The quintet started out as an informal group within the 200-plus-member U.S. Army Band, which is based at Fort Myer in Arlington County. But in 1976, the quintet became a kind of Delta Force squad, dispatched to some of Washington’s most solemn events and made up of the very best musicians from “Pershing’s Own,” as the Army Band is known.
Lovinsky replaced one of the quintet’s founders in 1999 and is the first of the group’s second- generation musicians to leave.
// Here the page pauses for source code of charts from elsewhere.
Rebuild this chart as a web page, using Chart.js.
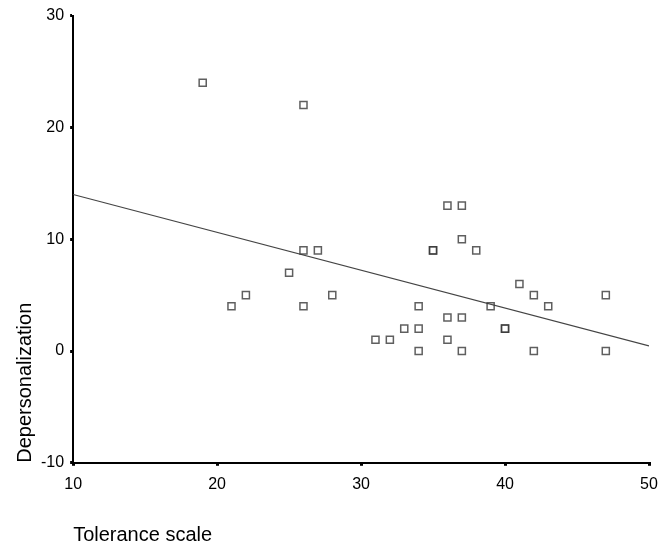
<!DOCTYPE html>
<html>
<head>
<meta charset="utf-8">
<script src="https://cdn.jsdelivr.net/npm/chart.js@4"></script>
<style>
  html, body { margin: 0; padding: 0; background: #fff; }
  #wrap { width: 667px; height: 545px; }
</style>
</head>
<body>
<div id="wrap"><canvas id="scatter_chart" width="667" height="545"></canvas></div>
<script>
// Tolerance scale (x) vs Depersonalization (y)
const toleranceScores = [19, 26, 26, 27, 25, 21, 22, 26, 28, 31, 32, 33, 34, 34, 34, 35, 35, 36, 37, 37, 38, 36, 37, 36, 37, 39, 40, 40, 41, 42, 43, 42, 47, 47];
const depersonalization = [24, 22, 9, 9, 7, 4, 5, 4, 5, 1, 1, 2, 2, 4, 0, 9, 9, 13, 13, 10, 9, 3, 3, 1, 0, 4, 2, 2, 6, 5, 4, 0, 5, 0];
const fitX = [10, 50];
const fitY = [14.0, 0.45];
const xTicks = [10, 20, 30, 40, 50];
const yTicks = [-10, 0, 10, 20, 30];

const points = toleranceScores.map((x, i) => ({ x: x, y: depersonalization[i] }));
const fitLine = fitX.map((x, i) => ({ x: x, y: fitY[i] }));

const font = "'Liberation Sans', Arial, sans-serif";

let scatterChart;
function initScatterChart() {
    const ctx = document.getElementById('scatter_chart').getContext('2d');
    scatterChart = new Chart(ctx, {
        type: 'scatter',
        data: {
            datasets: [{
                label: 'Observed',
                data: points,
                pointStyle: 'rect',
                pointRadius: 5,
                pointHoverRadius: 5,
                borderWidth: 1.5,
                borderColor: 'rgba(55,55,55,0.8)',
                backgroundColor: 'rgba(255,255,255,0)'
            }, {
                type: 'line',
                label: 'Fit',
                data: fitLine,
                borderColor: '#444',
                borderWidth: 1.2,
                pointRadius: 0,
                fill: false,
                tension: 0
            }]
        },
        options: {
            responsive: false,
            animation: false,
            layout: { padding: { left: 15, right: 18, top: 6, bottom: 0 } },
            scales: {
                x: {
                    type: 'linear',
                    min: 10,
                    max: 50,
                    afterBuildTicks: axis => { axis.ticks = xTicks.map(v => ({ value: v })); },
                    border: { display: true, color: '#000', width: 2 },
                    grid: { drawOnChartArea: false, tickLength: 3, color: '#000', lineWidth: 3 },
                    ticks: { color: '#000', font: { family: font, size: 16 }, padding: 9 },
                    title: {
                        display: true,
                        text: 'Tolerance scale',
                        align: 'start',
                        color: '#000',
                        font: { family: font, size: 20, lineHeight: 1 },
                        padding: { top: 22, bottom: 0 }
                    }
                },
                y: {
                    type: 'linear',
                    min: -10,
                    max: 30,
                    afterBuildTicks: axis => { axis.ticks = yTicks.map(v => ({ value: v })); },
                    border: { display: true, color: '#000', width: 2 },
                    grid: { drawOnChartArea: false, tickLength: 3, color: '#000', lineWidth: 3 },
                    ticks: { color: '#000', font: { family: font, size: 16 }, padding: 6 },
                    title: {
                        display: true,
                        text: 'Depersonalization',
                        align: 'start',
                        color: '#000',
                        font: { family: font, size: 20, lineHeight: 1 },
                        padding: { top: 0, bottom: 0 }
                    }
                }
            },
            plugins: {
                legend: { display: false },
                tooltip: { enabled: false }
            }
        }
    });
}

initScatterChart();
</script>
</body>
</html>
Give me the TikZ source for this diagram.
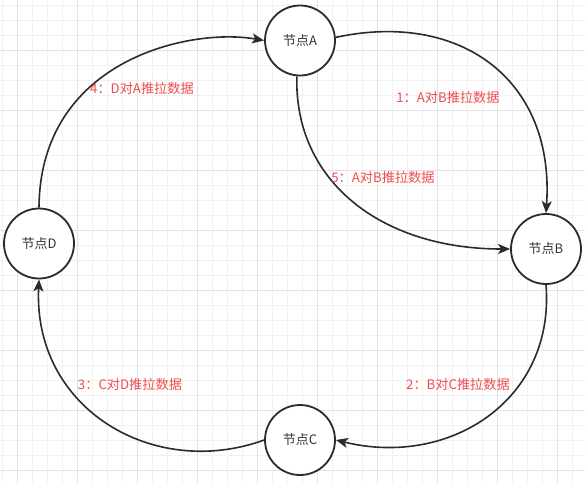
\documentclass[tikz,border=0pt]{standalone}
\usepackage{fontspec}
\setmainfont{Noto Sans CJK SC}
\usetikzlibrary{arrows.meta}
\definecolor{gridminor}{HTML}{F1F1F1}
\definecolor{gridmajor}{HTML}{E2E2E2}
\definecolor{edgecol}{HTML}{2B2B2B}
\definecolor{nodetext}{HTML}{333333}
\definecolor{labelred}{HTML}{F04B4B}
\begin{document}
\begin{tikzpicture}[x=1pt,y=-1pt,
  nodecirc/.style={circle,draw=edgecol,line width=1.8pt,minimum size=70pt,inner sep=0pt,fill=white,font=\fontsize{13}{15}\selectfont,text=nodetext},
  edge/.style={draw=edgecol,line width=1.6pt,-{Stealth[length=12pt,width=10pt,inset=3pt]}},
  lbl/.style={text=labelred,font=\fontsize{13.2}{15}\selectfont,inner sep=0pt},
  minorline/.style={draw=gridminor,line width=0.8pt},
  majorline/.style={draw=gridmajor,line width=0.8pt}]
\useasboundingbox (0,0) rectangle (585,483);
\fill[white] (0,0) rectangle (585,483);
\foreach \i in {0,...,38} \draw[minorline] ({2+15*\i},0) -- ({2+15*\i},483);
\foreach \i in {0,...,32} \draw[minorline] (0,{5+15*\i}) -- (585,{5+15*\i});
\foreach \i in {0,...,9} \draw[majorline] ({17+60*\i},0) -- ({17+60*\i},483);
\foreach \i in {0,...,7} \draw[majorline] (0,{50+60*\i}) -- (585,{50+60*\i});

\node[nodecirc] (A) at (300,40.5) {节点A};
\node[nodecirc] (B) at (546,249) {节点B};
\node[nodecirc] (C) at (300,440) {节点C};
\node[nodecirc] (D) at (39,243.5) {节点D};

\draw[edge] (A.5) .. controls +(125,-27) and +(9,-133) .. (B.north);
\draw[edge] (A.265) .. controls +(-3,104) and +(-130,0) .. (B.west);
\draw[edge] (B.south) .. controls +(9,115) and +(114,28) .. (C.east);
\draw[edge] (C.west) .. controls +(-110,40) and +(-6,130) .. (D.south);
\draw[edge] (D.north) .. controls +(1,-148) and +(-74,-13) .. (A.west);

\node[lbl] (l1) at (448,97) {1：A对B推拉数据};
\node[lbl] (l5) at (383,177) {5：A对B推拉数据};
\node[lbl] (l2) at (458,384) {2：B对C推拉数据};
\node[lbl] (l3) at (130,384) {3：C对D推拉数据};
\node[lbl] (l4) at (142,88) {4：D对A推拉数据};
\end{tikzpicture}
\end{document}
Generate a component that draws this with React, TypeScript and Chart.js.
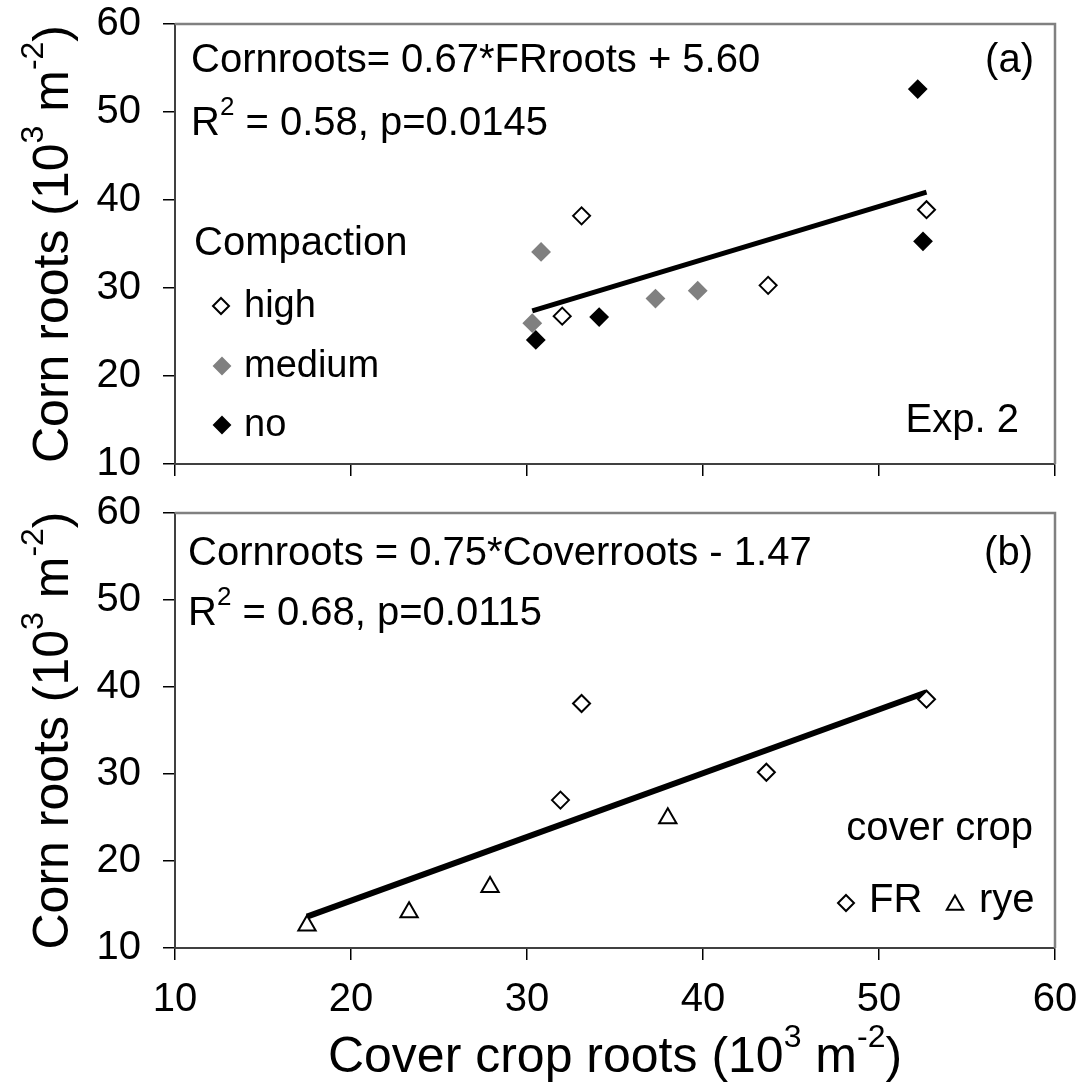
import React, { useEffect, useRef } from 'react';
import { Chart, registerables } from 'chart.js';

Chart.register(...registerables);

// ---------- data ----------
const X_TICKS = [10, 20, 30, 40, 50, 60];
const Y_TICKS = [10, 20, 30, 40, 50, 60];

// Panel (a): FR cover crop roots vs corn roots, by compaction level
const highX = [33.1, 32.0, 43.7, 52.7];
const highY = [38.2, 26.8, 30.3, 38.9];
const mediumX = [30.8, 30.3, 37.3, 39.7];
const mediumY = [34.1, 26.0, 28.8, 29.7];
const noX = [52.2, 52.5, 34.1, 30.5];
const noY = [52.6, 35.3, 26.7, 24.1];
const fitAX = [30.3, 52.7];
const fitAY = [27.4, 40.9];

// Panel (b): cover crop roots vs corn roots, by cover crop
const frX = [33.1, 31.9, 43.6, 52.7];
const frY = [38.1, 27.0, 30.2, 38.6];
const ryeX = [17.5, 23.3, 27.9, 38.0];
const ryeY = [12.6, 14.1, 17.0, 24.9];
const fitBX = [17.5, 52.7];
const fitBY = [13.6, 39.4];

// ---------- text ----------
const FONT = "'Liberation Sans', Arial, Helvetica, sans-serif";
type Seg = { t: string; sup?: boolean };
const Y_TITLE: Seg[] = [{ t: 'Corn roots (10' }, { t: '3', sup: true }, { t: ' m' }, { t: '-2', sup: true }, { t: ')' }];
const X_TITLE: Seg[] = [{ t: 'Cover crop roots (10' }, { t: '3', sup: true }, { t: ' m' }, { t: '-2', sup: true }, { t: ')' }];
const EQ_A: Seg[] = [{ t: 'Cornroots= 0.67*FRroots + 5.60' }];
const R2_A: Seg[] = [{ t: 'R' }, { t: '2', sup: true }, { t: ' = 0.58, p=0.0145' }];
const EQ_B: Seg[] = [{ t: 'Cornroots = 0.75*Coverroots - 1.47' }];
const R2_B: Seg[] = [{ t: 'R' }, { t: '2', sup: true }, { t: ' = 0.68, p=0.0115' }];

const zip = (xs: number[], ys: number[]) => xs.map((x, i) => ({ x, y: ys[i] }));

function drawRich(ctx: CanvasRenderingContext2D, segs: Seg[], x: number, y: number, size: number, align: 'left' | 'center' | 'right' = 'left') {
  const supSize = Math.round(size * 0.64);
  let w = 0;
  for (const s of segs) {
    ctx.font = `${s.sup ? supSize : size}px ${FONT}`;
    w += ctx.measureText(s.t).width;
  }
  let cx = align === 'left' ? x : align === 'center' ? x - w / 2 : x - w;
  ctx.textAlign = 'left';
  ctx.textBaseline = 'alphabetic';
  ctx.fillStyle = '#000';
  for (const s of segs) {
    ctx.font = `${s.sup ? supSize : size}px ${FONT}`;
    ctx.fillText(s.t, cx, s.sup ? y - size * 0.5 : y);
    cx += ctx.measureText(s.t).width;
  }
}

function diamond(ctx: CanvasRenderingContext2D, x: number, y: number, r: number, fill: string, stroke: string) {
  ctx.beginPath();
  ctx.moveTo(x, y - r);
  ctx.lineTo(x + r, y);
  ctx.lineTo(x, y + r);
  ctx.lineTo(x - r, y);
  ctx.closePath();
  ctx.fillStyle = fill;
  ctx.fill();
  ctx.lineWidth = 2;
  ctx.strokeStyle = stroke;
  ctx.stroke();
}

function triangle(ctx: CanvasRenderingContext2D, x: number, y: number, r: number) {
  ctx.beginPath();
  ctx.moveTo(x, y - r);
  ctx.lineTo(x + r * 0.866, y + r * 0.5);
  ctx.lineTo(x - r * 0.866, y + r * 0.5);
  ctx.closePath();
  ctx.fillStyle = '#fff';
  ctx.fill();
  ctx.lineWidth = 2;
  ctx.strokeStyle = '#000';
  ctx.stroke();
}

function frame(ctx: CanvasRenderingContext2D, chart: any) {
  const a = chart.chartArea;
  ctx.save();
  ctx.strokeStyle = '#808080';
  ctx.lineWidth = 2.5;
  ctx.beginPath();
  ctx.moveTo(a.left, a.top);
  ctx.lineTo(a.right, a.top);
  ctx.lineTo(a.right, a.bottom);
  ctx.stroke();
  ctx.restore();
}

function yTitle(ctx: CanvasRenderingContext2D, chart: any) {
  const a = chart.chartArea;
  ctx.save();
  ctx.translate(68, (a.top + a.bottom) / 2);
  ctx.rotate(-Math.PI / 2);
  drawRich(ctx, Y_TITLE, 0, 0, 50, 'center');
  ctx.restore();
}

const overlayA = {
  id: 'overlayA',
  afterDraw(chart: any) {
    const ctx = chart.ctx as CanvasRenderingContext2D;
    frame(ctx, chart);
    ctx.save();
    yTitle(ctx, chart);
    drawRich(ctx, EQ_A, 191, 72, 40);
    drawRich(ctx, R2_A, 191, 135, 40);
    drawRich(ctx, [{ t: '(a)' }], 1034, 72, 40, 'right');
    drawRich(ctx, [{ t: 'Compaction' }], 194, 255, 40);
    diamond(ctx, 221, 306, 8, '#fff', '#000');
    drawRich(ctx, [{ t: 'high' }], 244, 317, 38);
    diamond(ctx, 222, 366, 8, '#808080', '#808080');
    drawRich(ctx, [{ t: 'medium' }], 244, 377, 38);
    diamond(ctx, 222, 425, 8, '#000', '#000');
    drawRich(ctx, [{ t: 'no' }], 244, 436, 38);
    drawRich(ctx, [{ t: 'Exp. 2' }], 1019, 432, 40, 'right');
    ctx.restore();
  },
};

const overlayB = {
  id: 'overlayB',
  afterDraw(chart: any) {
    const ctx = chart.ctx as CanvasRenderingContext2D;
    frame(ctx, chart);
    ctx.save();
    yTitle(ctx, chart);
    drawRich(ctx, EQ_B, 188, 76, 40);
    drawRich(ctx, R2_B, 188, 136, 40);
    drawRich(ctx, [{ t: '(b)' }], 1033, 76, 40, 'right');
    drawRich(ctx, [{ t: 'cover crop' }], 1033, 351, 40, 'right');
    diamond(ctx, 846, 414, 8, '#fff', '#000');
    drawRich(ctx, [{ t: 'FR' }], 869, 423, 40);
    triangle(ctx, 955, 416, 9.5);
    drawRich(ctx, [{ t: 'rye' }], 979, 423, 40);
    const a = chart.chartArea;
    drawRich(ctx, X_TITLE, (a.left + a.right) / 2, 583, 50, 'center');
    ctx.restore();
  },
};

function makeOptions(showX: boolean, xHeight: number): any {
  const tickFont = { family: FONT, size: 40 };
  return {
    responsive: false,
    animation: false,
    events: [],
    layout: { padding: { top: 24, right: 26, left: 0, bottom: 0 } },
    plugins: { legend: { display: false }, tooltip: { enabled: false } },
    scales: {
      x: {
        type: 'linear',
        min: 10,
        max: 60,
        afterBuildTicks: (s: any) => { s.ticks = X_TICKS.map((v) => ({ value: v })); },
        afterFit: (s: any) => {
          s.height = xHeight;
          s.paddingLeft = 0;
          s.paddingRight = 0;
          s.paddingTop = 0;
          s.paddingBottom = 0;
        },
        ticks: { display: showX, font: tickFont, color: '#000', padding: 16, maxRotation: 0 },
        grid: { drawOnChartArea: false, drawTicks: true, tickLength: 12, color: '#000', lineWidth: 1.5 },
        border: { display: true, color: '#404040', width: 2 },
      },
      y: {
        type: 'linear',
        min: 10,
        max: 60,
        afterBuildTicks: (s: any) => { s.ticks = Y_TICKS.map((v) => ({ value: v })); },
        afterFit: (s: any) => {
          s.width = 175;
          s.paddingLeft = 0;
          s.paddingRight = 0;
          s.paddingTop = 0;
          s.paddingBottom = 0;
        },
        ticks: { font: tickFont, color: '#000', padding: 22 },
        grid: { drawOnChartArea: false, drawTicks: true, tickLength: 12, color: '#000', lineWidth: 1.5 },
        border: { display: true, color: '#404040', width: 2 },
      },
    },
  };
}

export default function App() {
  const refA = useRef<HTMLCanvasElement>(null);
  const refB = useRef<HTMLCanvasElement>(null);

  useEffect(() => {
    const diamondSet = (label: string, xs: number[], ys: number[], fill: string, stroke: string) => ({
      label,
      data: zip(xs, ys),
      pointStyle: 'rectRot',
      pointRadius: 8.5,
      pointHoverRadius: 8.5,
      backgroundColor: fill,
      borderColor: stroke,
      borderWidth: 2,
    });
    const fitSet = (xs: number[], ys: number[], w: number) => ({
      label: 'fit',
      data: zip(xs, ys),
      showLine: true,
      pointRadius: 0,
      borderColor: '#000',
      borderWidth: w,
      borderCapStyle: 'butt',
    });

    const chartA = new Chart(refA.current as HTMLCanvasElement, {
      type: 'scatter',
      data: {
        datasets: [
          diamondSet('high', highX, highY, '#ffffff', '#000000'),
          diamondSet('medium', mediumX, mediumY, '#808080', '#808080'),
          diamondSet('no', noX, noY, '#000000', '#000000'),
          fitSet(fitAX, fitAY, 5),
        ] as any,
      },
      options: makeOptions(false, 25),
      plugins: [overlayA],
    });

    const chartB = new Chart(refB.current as HTMLCanvasElement, {
      type: 'scatter',
      data: {
        datasets: [
          diamondSet('FR', frX, frY, '#ffffff', '#000000'),
          {
            label: 'rye',
            data: zip(ryeX, ryeY),
            pointStyle: 'triangle',
            pointRadius: 10,
            pointHoverRadius: 10,
            backgroundColor: '#ffffff',
            borderColor: '#000000',
            borderWidth: 2,
          },
          fitSet(fitBX, fitBY, 6),
        ] as any,
      },
      options: makeOptions(true, 140),
      plugins: [overlayB],
    });

    return () => {
      chartA.destroy();
      chartB.destroy();
    };
  }, []);

  return (
    <div style={{ position: 'absolute', left: 0, top: 0, width: 1081, height: 1088, background: '#ffffff' }}>
      <canvas ref={refA} width={1081} height={489} style={{ position: 'absolute', left: 0, top: 0 }} />
      <canvas ref={refB} width={1081} height={599} style={{ position: 'absolute', left: 0, top: 489 }} />
    </div>
  );
}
He was wooed away by Shenandoah University in Winchester, Va., for a conservatory teaching position and a less hectic performance schedule.
His replacement is Sgt. 1st Class Rick Lee, 39, from Alexandria, who this spring beat out three fellow French horn players from “Pershing’s Own.”
“When Joe decided to retire, I was a little surprised,” said Lee, who has worked as the quintet’s first substitute for several years. “Until it happened, I thought it could be at least another 10 years for an opening, or the end of my career.”
To get into the quintet, musicians must first get into “Pershing’s Own,” the renowned band formed in 1922 by Army Chief of Staff Gen. John J. “Black Jack” Pershing. If a musician gets and accepts the opening, he or she must enlist in the Army. That means boot camp, periodic physical endurance exams and the possibility of being deployed to a war zone (although probably not on the front lines).
Lovinsky, son of Haitian immigrants, began his journey into the world of military music performance in one of Miami’s poorer neighborhoods more than three decades ago.
In 1981, he was the subject of a Miami Herald front-page profile — under the headline “Ghetto Youth’s Fortune is His Music” — after he won a four-year scholarship to a music conservatory in Baltimore.
After transferring to and graduating from the Juilliard School in New York, Lovinsky performed as the principal hornist with the Miami City Ballet, the Israel Pops and the Dominican Republic National Symphony orchestras.
By 1992, Lovinsky wanted a stable gig. When he saw an opening for the U.S. Army Field Band, he tried out, earned a spot, enlisted in the Army and settled in Fort Meade. The military life appealed to him; he felt that he owed the country something in return for his unlikely success.